その陰で、長身野手が大成できないという現象が起こっている。以前からその傾向はあったが、共に読売ジャイアンツで4番打者を務めた経験を持つ松井秀喜と清原和博は188 cmであり、長身ながらも結果を残していた。しかし近年は、一時期と比べ、長身野手の活躍があまり見られなくなっている。
その理由を探ってみよう。まず、現役の長身日本人野手は以下の通りだ。
【日本人野手高身長ベスト10】
1位:大谷翔平(北海道日本ハムファイターズ)/193cm
2位:神戸拓光(千葉ロッテマリーンズ)/191cm
3位:鵜久森淳志(北海道日本ハムファイターズ)/189cm
3位:新井貴浩(阪神タイガース)/189cm
5位:大田泰示(読売ジャイアンツ)/188cm
5位:赤堀大智(横浜DeNAベイスターズ)/188cm
5位:新井良太(阪神タイガース)/188cm
8位:一二三慎太(阪神タイガース)/187cm
8位:又野知弥(東京ヤクルトスワローズ)/187cm
8位:柳田悠岐(福岡ソフトバンクホークス)/187cm
8位:坂口真規(読売ジャイアンツ)/187cm
この中で、タイトル獲得者は阪神の新井(貴)だけ。今年、シーズンを通して野手として目覚ましい活躍をしたのは、柳田くらいだろう。大谷は投手との二刀流であり、大田は6年目の今年終盤になって、ようやく頭角を現してきた。
なぜ長身野手は大成しにくい?
なぜ、長身野手は伸び悩むという現象が起こるのだろうか?
まず、長身野手はポジションが一塁や三塁、外野になることが多い。言い換えれば、外国人選手とカブるため、出場チャンスが激減してしまうのだ。
1950年の2リーグ分裂以降、93年まで外国人枠は1チーム当たり2人に限られていたが、2002年からは最大で野手は3人まで1軍登録が可能になった。そのため、日本人の入り込む余地が以前と比べて減っている。球団は外国人に“大砲”を求める傾向が強く、パワーヒッターを望まれる長身選手にとって不利な状況なのだ。
それでも、彼らは2軍において一塁や三塁、外野を守らされ、一発を期待される。

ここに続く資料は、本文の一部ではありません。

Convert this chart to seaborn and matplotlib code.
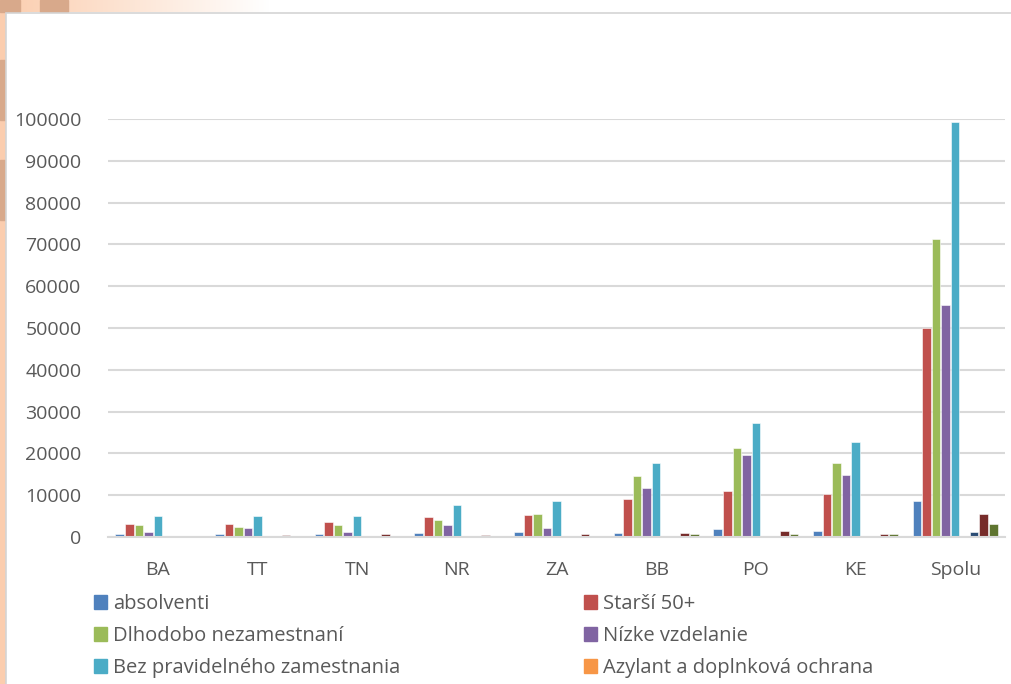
import numpy as np
import pandas as pd
import seaborn as sns
import matplotlib.pyplot as plt
from matplotlib.patches import Patch, Rectangle

# Regions and groups of job seekers
regions = ["BA", "TT", "TN", "NR", "ZA", "BB", "PO", "KE", "Spolu"]

absolventi = [600, 800, 800, 1000, 1300, 1000, 1900, 1500, 8700]
starsi_50 = [3000, 3100, 3700, 4900, 5300, 9100, 10900, 10200, 50100]
dlhodobo = [2900, 2500, 2950, 4100, 5500, 14600, 21200, 17700, 71400]
nizke_vzdelanie = [1300, 2200, 1300, 2900, 2200, 11700, 19500, 14800, 55500]
bez_zamestnania = [5100, 5100, 5000, 7600, 8700, 17700, 27200, 22700, 99200]
azylant = [20, 20, 20, 30, 20, 30, 30, 30, 60]
seria_7 = [100, 100, 100, 150, 100, 150, 150, 200, 1100]
seria_8 = [300, 400, 600, 400, 800, 1000, 1350, 800, 5600]
seria_9 = [100, 100, 300, 300, 100, 700, 600, 800, 3000]

series_names = [
    "absolventi", "Starší 50+", "Dlhodobo nezamestnaní", "Nízke vzdelanie",
    "Bez pravidelného zamestnania", "Azylant a doplnková ochrana",
    "Séria 7", "Séria 8", "Séria 9",
]
series_values = [absolventi, starsi_50, dlhodobo, nizke_vzdelanie,
                 bez_zamestnania, azylant, seria_7, seria_8, seria_9]
colors = ["#4F81BD", "#C0504D", "#9BBB59", "#8064A2", "#4BACC6",
          "#F79646", "#2C4D75", "#772C2A", "#5F7530"]

rows = []
for name, vals in zip(series_names, series_values):
    for reg, v in zip(regions, vals):
        rows.append({"region": reg, "skupina": name, "pocet": v})
df = pd.DataFrame(rows)

sns.set_theme(style="white")
plt.rcParams["font.family"] = ["Open Sans", "DejaVu Sans"]

W, H = 1011, 684
fig = plt.figure(figsize=(W / 100, H / 100), dpi=100)
fig.patch.set_facecolor("white")

# decorative backdrop: peach strip on the left and a fading band on top
bg = fig.add_axes([0, 0, 1, 1], zorder=-10)
bg.set_axis_off()
bg.set_xlim(0, W)
bg.set_ylim(H, 0)
bg.add_patch(Rectangle((0, 0), 6, H, color="#FBCDAE"))
grad = np.linspace(0, 1, 256)[None, :]
peach = np.array([251, 205, 174]) / 255
img = peach[None, None, :] * (1 - grad[..., None]) + np.ones(3)[None, None, :] * grad[..., None]
bg.imshow(img, extent=(0, 270, 12, 0), aspect="auto")
bg.add_patch(Rectangle((0, 0), 20, 12, color="#D8A98B"))
bg.add_patch(Rectangle((40, 0), 28, 12, color="#D8A98B"))
bg.add_patch(Rectangle((0, 60), 5, 60, color="#D8A98B"))
bg.add_patch(Rectangle((0, 160), 5, 60, color="#D8A98B"))
bg.add_patch(Rectangle((5.5, 12.5), W, H, facecolor="white",
                       edgecolor="#D4D4D4", linewidth=1.2))

ax = fig.add_axes([108 / W, (H - 537) / H, (1005 - 108) / W, (537 - 119) / H])
sns.barplot(data=df, x="region", y="pocet", hue="skupina",
            hue_order=series_names, palette=colors, order=regions,
            saturation=1, width=0.86, gap=0.1, edgecolor="white",
            linewidth=0.4, legend=False, ax=ax)

ax.set_ylim(0, 100000)
ax.set_yticks(np.arange(0, 100001, 10000))
ax.set_yticklabels([str(v) for v in range(0, 100001, 10000)])
ax.set_xlim(-0.5, len(regions) - 0.5)
ax.grid(axis="y", color="#D9D9D9", linewidth=1.5)
ax.set_axisbelow(True)
for s in ["top", "right", "left"]:
    ax.spines[s].set_visible(False)
ax.spines["bottom"].set_color("#D9D9D9")
ax.spines["bottom"].set_linewidth(1.5)
ax.tick_params(axis="both", length=0, labelsize=14, colors="#595959")
ax.tick_params(axis="y", pad=19)
ax.tick_params(axis="x", pad=17)
ax.set_xlabel("")
ax.set_ylabel("")
ax.patch.set_alpha(0)

# legend laid out in two columns
left_idx = [0, 2, 4]
right_idx = [1, 3, 5]
common = dict(frameon=False, fontsize=14.5, labelcolor="#595959",
              handlelength=0.65, handleheight=0.65, handletextpad=0.3,
              labelspacing=0.6, borderaxespad=0)
leg1 = fig.legend(handles=[Patch(color=colors[i]) for i in left_idx],
                  labels=[series_names[i] for i in left_idx],
                  loc="upper left", bbox_to_anchor=(86 / W, (H - 586) / H), **common)
leg2 = fig.legend(handles=[Patch(color=colors[i]) for i in right_idx],
                  labels=[series_names[i] for i in right_idx],
                  loc="upper left", bbox_to_anchor=(576 / W, (H - 586) / H), **common)

fig.savefig("out.png", dpi=100)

そして、よほど打たない限り1軍のレギュラーになることは難しく、例えば2軍では一塁を守っていても1軍では不慣れな外野を守るなどのケースもあり、生き残りは困難を極めている。
そのような中で大谷、大田、新井(貴)、柳田が生き残れている理由を考えてみよう。
新井(貴)は、若手時代に過ごした広島東洋カープのチーム事情と時代性が大きく関係している。広島は90年代後半から00年代前半にかけてフリーエージェント(FA)で江藤智、金本知憲という大砲を流出させたが、当時のドラフトは逆指名制度だったため、有望な若手選手の獲得もままならなかった。大物外国人選手を獲る資金もなかったため、ドラフト6位ながら長距離砲に育つ可能性のある新井に懸けるのは必然ともいえた。
90年にジャイアンツに入団した大森剛と比べれば、対照性がさらに浮かび上がる。188cmの大森は96年終盤に大活躍。11.5ゲーム差をひっくり返してリーグ優勝した“メーク・ドラマ”の立役者のひとりだった。日本シリーズでも2本塁打を放ち、翌年以降のレギュラー定着が期待された。しかし、同年オフに西武から清原和博がFAで加入し、大森の出番は潰える。結局、大森は98年途中に近鉄バファローズ(現オリックス・バファローズ)に移籍し、その年に現役を引退している。FA制度や逆指名ドラフトがなければ、またはジャイアンツというチームでなければ、運命は変わっていたかもしれない。
大谷、大田、柳田の活躍は、現代野球の象徴という見方ができる。大谷はまさに50年に1人といえる規格外の選手であるが、その大谷の二刀流に代表されるように、現代野球では「打つだけ」という選手はほとんど求められていない。唯一、外国人大砲にだけ許された特権になりつつあるほどだ。
今季33盗塁を決め、ソフトバンクの優勝に大きく貢献した柳田はもちろん、大田も走力があるからこそ、原辰徳監督に起用されたという側面がある。9月17日の広島戦、1点ビハインドの8回、無死一塁の場面で代打・大田が告げられる。レスリー・アンダーソンや井端弘和も残っている場面での起用について、原監督は大田の走力を見込み「併殺打はない」との考えで送ったと明かしている。つまり、大田は自らの走力に助けられたのだ。とはいっても、彼らはまだ出始めたばかり。数年にわたり実績を残しているわけではない。
単に一発を見込める大砲というだけでは生き残れない。長身野手はよほどの規格外か、プラスアルファの特徴がない限り、プロ野球界で戦うことは厳しくなっている。